Naval Bandsmen Coronation Day 1953

I’ve got to start this vignette by recalling a story that I studied, in French, in my first year at Royal Roads Military College in Victoria B.C. in 1952. It was entitled “La conversation avec le soldat Brome.” Briefly it was about a slack French soldier who wanted to stay in bed on Sunday mornings by saying that he was no longer a ‘believer’ and should not be obliged to attend Mass. His CO enthusiastically agreed and set him scrubbing corridors, in lieu of church, while many of his fellow soldiers dozed in church.

The same sort of thing happened to me during my first summer (between 1st and 2nd year) in the navy at Royal Roads while we were studying navigation as executive officers under RCN instruction. A classmate convince me to join the Naval Cadet Band which he suggested would give us a lot of time off because we would be excused from many of our usual orderly type duties. Capital idea! I agreed. The only problem was I couldn’t play any instruments.

My pal and classmate was a great drummer and quickly instructed me how to beat and “twirl” the sticks of a base drum. My friend and classmate was Peter Simpson (photo left) and he had learned his drumming skills as a student at St Andrews College in Aurora Ontario. It was surprisingly easy to get to a basic level of proficiency and initially our selfish plan started to pay dividends. We were excused a few duties…at least for a while!

Then the axe fell. We were advised that the cadet band would become a major element in the 1953 Coronation Day Parade for our new Queen Elizabeth II and we would parade through Victoria, British Columbia in front of thousands of spectators and the Admiral wanted us to be “the best in the show” as it were!

To reach this “best in the show” status we were drilled long hours playing our few march tunes as we paraded around the college grounds for hours and hours, long after our classmates had been turned loose to go ashore. I was sort of “le Soldat Brome” all over again. Good lesson, but as I look back it was really a lot of fun and I’m forced to recall and admit that I actually enjoyed it. Unfortunately, we didn’t discover any young lady groupies who were interested in “bandsmen.” I guess groupies didn’t hit the scene for another forty or fifty years.

Pictured above is how the entire Cadet Band, Royal Canadian Navy presented itself on the day that Canada welcomed Queen Elizabeth II as our Sovereign.

Poor lady, little did she know about the Base Drummer.

Incidentally, the tall Band Leader (with the Mace) is 3560 Jeremy Brown also a member of our ’54 Royal Roads Class. He is also retired and lives in Gananoque. Incidentally and unfortunately, our class has lost contact with Peter Simpson. If anyone knows where he is call me, please.  don.dene@hotmail.com

A reminiscence by 3667 MGen (ret) Don Gray.

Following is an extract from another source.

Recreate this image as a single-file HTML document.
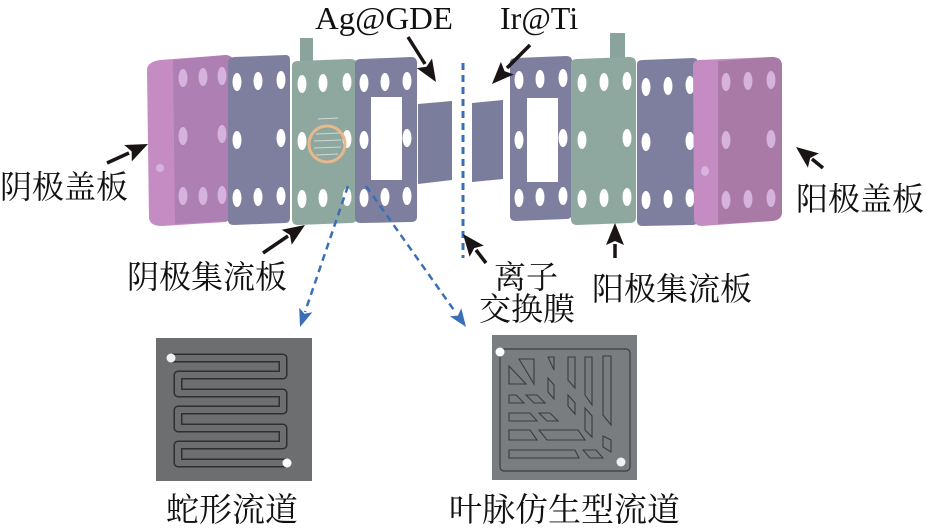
<!DOCTYPE html>
<html><head><meta charset="utf-8"><style>
html,body{margin:0;padding:0;background:#fff;}
svg{display:block}
.t{font-family:"Liberation Serif","Noto Serif CJK SC","Noto Sans CJK SC",serif;fill:#111;}
</style></head><body>
<svg width="927" height="530" viewBox="0 0 927 530" xmlns="http://www.w3.org/2000/svg">

<!-- left cover -->
<path d="M147,70 Q147,62 160,60 L226,55 L232,57 L232,218 L226,222 L162,226 Q150,226 149,218 Z" fill="#c48cc2"/>
<path d="M173,60 L226,55 Q232,55 232,62 L232,216 Q232,221 226,221 L175,224 Z" fill="#ad7fb3"/>
<g fill="#d6b3dc">
<ellipse cx="183" cy="78" rx="4.5" ry="9"/><ellipse cx="203" cy="77" rx="4.5" ry="9"/><ellipse cx="222" cy="76" rx="4.5" ry="9"/>
<ellipse cx="183" cy="136" rx="4.5" ry="9"/><ellipse cx="222" cy="134" rx="4.5" ry="9"/>
<ellipse cx="183" cy="196" rx="4.5" ry="9"/><ellipse cx="203" cy="196" rx="4.5" ry="9"/><ellipse cx="222" cy="195" rx="4.5" ry="9"/>
<ellipse cx="160" cy="168" rx="4" ry="4"/>
</g>

<!-- plate 2 gray -->
<path d="M228,62 Q228,58 234,57 L286,55 Q290,55 290,60 L290,218 Q290,223 285,223 L234,225 Q228,225 228,220 Z" fill="#7e7f9e"/>
<g fill="#fff">
<ellipse cx="237" cy="82" rx="4.5" ry="9"/><ellipse cx="258" cy="81" rx="4.5" ry="9"/><ellipse cx="281" cy="80" rx="4.5" ry="9"/>
<ellipse cx="237" cy="140" rx="4.5" ry="9"/><ellipse cx="281" cy="138" rx="4.5" ry="9"/>
<ellipse cx="237" cy="198" rx="4.5" ry="9"/><ellipse cx="258" cy="197" rx="4.5" ry="9"/><ellipse cx="281" cy="196" rx="4.5" ry="9"/>
</g>

<!-- plate 3 green -->
<rect x="300" y="38" width="13" height="26" fill="#8aa39d"/>
<path d="M292,66 Q292,61 298,61 L350,59 Q357,59 357,65 L357,218 Q357,223 350,223 L298,225 Q292,225 292,219 Z" fill="#8fa89f"/>
<g fill="#fff">
<ellipse cx="302" cy="84" rx="4.5" ry="9"/><ellipse cx="323" cy="83" rx="4.5" ry="9"/><ellipse cx="347" cy="82" rx="4.5" ry="9"/>
<ellipse cx="302" cy="141" rx="4.5" ry="9"/><ellipse cx="347" cy="139" rx="4.5" ry="9"/>
<ellipse cx="302" cy="199" rx="4.5" ry="9"/><ellipse cx="323" cy="198" rx="4.5" ry="9"/><ellipse cx="347" cy="197" rx="4.5" ry="9"/>
</g>
<circle cx="327" cy="144" r="18" fill="none" stroke="#e9b88a" stroke-width="3"/>
<g stroke="#cfd9d4" stroke-width="1">
<line x1="316" y1="134" x2="340" y2="133"/><line x1="314" y1="141" x2="341" y2="140"/><line x1="314" y1="148" x2="341" y2="147"/><line x1="316" y1="155" x2="338" y2="154"/><line x1="318" y1="119" x2="338" y2="118"/>
</g>

<!-- gasket left -->
<path d="M355,64 Q355,59 361,59 L411,57 Q417,57 417,63 L417,217 Q417,222 411,222 L361,223 Q355,223 355,218 Z" fill="#7e7f9e"/>
<rect x="371" y="97" width="31" height="83" fill="#fff"/>
<g fill="#fff">
<ellipse cx="364" cy="83" rx="4.5" ry="9"/><ellipse cx="385" cy="82" rx="4.5" ry="9"/><ellipse cx="407" cy="81" rx="4.5" ry="9"/>
<ellipse cx="364" cy="140" rx="4.5" ry="9"/><ellipse cx="407" cy="138" rx="4.5" ry="9"/>
<ellipse cx="364" cy="198" rx="4.5" ry="9"/><ellipse cx="385" cy="197" rx="4.5" ry="9"/><ellipse cx="407" cy="196" rx="4.5" ry="9"/>
</g>
<!-- GDE -->
<path d="M418,104 L452,101 L452,180 L418,184 Z" fill="#7b7d9c"/>
<!-- membrane -->
<line x1="463" y1="63" x2="463" y2="258" stroke="#3a6fb8" stroke-width="3" stroke-dasharray="7,5"/>
<!-- Ir@Ti -->
<path d="M472,103 L503,100 L503,179 L472,182 Z" fill="#7b7d9c"/>

<!-- gasket right -->
<path d="M510,62 Q510,58 516,58 L566,56 Q572,56 572,61 L572,214 Q572,219 566,219 L516,221 Q510,221 510,216 Z" fill="#7e7f9e"/>
<rect x="527" y="98" width="31" height="84" fill="#fff"/>
<g fill="#fff">
<ellipse cx="519" cy="80" rx="4.5" ry="9"/><ellipse cx="540" cy="79" rx="4.5" ry="9"/><ellipse cx="563" cy="78" rx="4.5" ry="9"/>
<ellipse cx="519" cy="140" rx="4.5" ry="9"/><ellipse cx="563" cy="138" rx="4.5" ry="9"/>
<ellipse cx="519" cy="198" rx="4.5" ry="9"/><ellipse cx="540" cy="197" rx="4.5" ry="9"/><ellipse cx="563" cy="196" rx="4.5" ry="9"/>
</g>

<!-- green right -->
<rect x="610" y="33" width="15" height="28" fill="#8aa39d"/>
<path d="M571,64 Q571,59 577,59 L629,57 Q636,57 636,63 L636,218 Q636,223 629,223 L577,225 Q571,225 571,219 Z" fill="#8fa89f"/>
<g fill="#fff">
<ellipse cx="582" cy="83" rx="4.5" ry="9"/><ellipse cx="604" cy="82" rx="4.5" ry="9"/><ellipse cx="627" cy="81" rx="4.5" ry="9"/>
<ellipse cx="582" cy="140" rx="4.5" ry="9"/><ellipse cx="627" cy="138" rx="4.5" ry="9"/>
<ellipse cx="582" cy="199" rx="4.5" ry="9"/><ellipse cx="604" cy="198" rx="4.5" ry="9"/><ellipse cx="627" cy="197" rx="4.5" ry="9"/>
</g>

<!-- gray right -->
<path d="M637,64 Q637,60 643,60 L693,58 Q698,58 698,63 L698,220 Q698,225 692,225 L643,226 Q637,226 637,221 Z" fill="#7e7f9e"/>
<g fill="#fff">
<ellipse cx="646" cy="87" rx="4.5" ry="9"/><ellipse cx="668" cy="86" rx="4.5" ry="9"/><ellipse cx="690" cy="85" rx="4.5" ry="9"/>
<ellipse cx="646" cy="142" rx="4.5" ry="9"/><ellipse cx="690" cy="141" rx="4.5" ry="9"/>
<ellipse cx="646" cy="200" rx="4.5" ry="9"/><ellipse cx="668" cy="199" rx="4.5" ry="9"/><ellipse cx="690" cy="198" rx="4.5" ry="9"/>
</g>

<!-- right cover -->
<path d="M693,66 Q693,60 700,60 L772,57 Q782,57 782,66 L782,212 Q782,220 772,221 L702,226 Q695,226 694,220 Z" fill="#c48cc2"/>
<path d="M718,61 L772,57 Q782,57 782,66 L782,212 Q782,220 772,221 L718,224 Z" fill="#a97aa6"/>
<g fill="#d6b3dc">
<ellipse cx="726" cy="82" rx="4.5" ry="9"/><ellipse cx="748" cy="81" rx="4.5" ry="9"/><ellipse cx="771" cy="80" rx="4.5" ry="9"/>
<ellipse cx="726" cy="140" rx="4.5" ry="9"/><ellipse cx="771" cy="139" rx="4.5" ry="9"/>
<ellipse cx="726" cy="200" rx="4.5" ry="9"/><ellipse cx="748" cy="199" rx="4.5" ry="9"/><ellipse cx="771" cy="198" rx="4.5" ry="9"/>
<ellipse cx="705" cy="171" rx="4" ry="5"/>
</g>

<!-- black arrows -->
<g stroke="#1a1414" stroke-width="3.5" fill="none">
<line x1="107" y1="163" x2="129" y2="153"/>
<line x1="263" y1="253" x2="288" y2="236"/>
<line x1="486" y1="263" x2="476" y2="250"/>
<line x1="615" y1="258" x2="615" y2="244"/>
<line x1="823" y1="168" x2="812" y2="159"/>
<line x1="408" y1="37" x2="425" y2="64"/>
<line x1="530" y1="45" x2="507" y2="68"/>
</g>
<g fill="#1a1414">
<polygon points="148,144 131.8,161.4 131.7,151.5 124.2,145"/>
<polygon points="305,225 291.7,244.7 290,235 281.7,229.7"/>
<polygon points="463,234 483.8,245.6 474.2,248.1 469.6,256.8"/>
<polygon points="615,223 624,245 615,241 606,245"/>
<polygon points="796,147 818.9,153.4 810.2,158 807.9,167.6"/>
<polygon points="436,82 416.8,68.1 426.5,66.7 432,58.5"/>
<polygon points="492,84 500.9,61.9 504.5,71.1 513.7,74.5"/>
</g>
<!-- blue dashed arrows -->
<g stroke="#3a6fb8" stroke-width="2.5" stroke-dasharray="7,5" fill="none">
<line x1="348" y1="186" x2="305" y2="312"/>
<line x1="366" y1="186" x2="456" y2="313"/>
</g>
<g fill="#3a6fb8">
<polygon points="300,327 299.2,307.7 304.5,313.8 312.4,312.3"/>
<polygon points="466,327 449.9,316.3 457.9,315.6 461.3,308.3"/>
</g>

<!-- labels -->
<text class="t" x="315" y="29" font-size="32" textLength="138" lengthAdjust="spacingAndGlyphs">Ag@GDE</text>
<text class="t" x="500" y="29" font-size="32">Ir@Ti</text>
<text class="t" x="0" y="198" font-size="32">阴极盖板</text>
<text class="t" x="796" y="210" font-size="32">阳极盖板</text>
<text class="t" x="127" y="288" font-size="32">阴极集流板</text>
<text class="t" x="494" y="288" font-size="32">离子</text>
<text class="t" x="479" y="320" font-size="32">交换膜</text>
<text class="t" x="592" y="300" font-size="32">阳极集流板</text>
<text class="t" x="166" y="521" font-size="33">蛇形流道</text>
<text class="t" x="449" y="521" font-size="33">叶脉仿生型流道</text>

<!-- serpentine -->
<rect x="156" y="338" width="156" height="143" fill="#6d6e70"/>
<path d="M171,358 H283 V375 H178 V393 H283 V410 H178 V428 H283 V445 H178 V463 H286" fill="none" stroke="#2e2f31" stroke-width="9" stroke-linejoin="round"/>
<path d="M171,358 H283 V375 H178 V393 H283 V410 H178 V428 H283 V445 H178 V463 H286" fill="none" stroke="#6d6e70" stroke-width="6" stroke-linejoin="round"/>
<circle cx="171" cy="358" r="4.5" fill="#eef0f4"/>
<circle cx="287" cy="463" r="4.5" fill="#fff"/>

<!-- leaf vein -->
<rect x="492" y="335" width="145" height="145" fill="#7a7d80"/>
<rect x="500" y="349" width="130" height="122" rx="4" fill="none" stroke="#3a3c3f" stroke-width="1.2"/>
<g fill="none" stroke="#3a3c3f" stroke-width="1.1">
<polygon points="509,366 509,384 526,384"/>
<polygon points="519,359 534,359 534,384"/>
<polygon points="548,357 554,357 554,370"/>
<polygon points="568,357 575,357 575,388 568,380"/>
<polygon points="585,357 592,357 592,405 585,395"/>
<polygon points="603,356 611,356 611,425 603,415"/>
<polygon points="548,378 554,385 554,399 548,392"/>
<polygon points="568,395 575,403 575,414 568,406"/>
<polygon points="585,408 592,416 592,437 585,430"/>
<polygon points="603,436 611,440 611,452 603,447"/>
<polygon points="509,395 516,395 524,403 509,403"/>
<polygon points="526,395 537,395 545,403 534,403"/>
<polygon points="509,413 530,413 537,421 509,421"/>
<polygon points="539,413 550,413 558,421 547,421"/>
<polygon points="509,430 530,430 537,440 509,440"/>
<polygon points="539,430 578,430 585,440 547,440"/>
<polygon points="509,450 575,450 579,458 509,458"/>
<polygon points="583,450 596,450 603,458 590,458"/>
</g>
<circle cx="500" cy="352" r="4.5" fill="#fff"/>
<circle cx="621" cy="462" r="4.5" fill="#eef0f4"/>
</svg>
</body></html>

A post note from Don Gray…

You might wonder about an ex-naval person using the rank of Major-General vice Rear Admiral. I was in the RCN from my RMC graduation in 1956 until I retired in 1987, I was sailing merrily thru the RCN ranks up to 1969 or so to Lieutenant-Commander RCN when integration came into force and as one of about six navy civil engineers we were unceremoniously un-coupled from the RCN and became military engineers in the CF (then mostly RCE and Tech CE RCAF).

My environment remains S (Sea) to this day so I suppose I could (in a pinch, use RAdm) but in those distant days it would have looked very odd to be a sailor commanding an RCE Field Squadron (which I did in 1969-71) so I started using the CF rank instead of my old navy rank. A mistake? Who knows. One way or the other I was lucky as can be.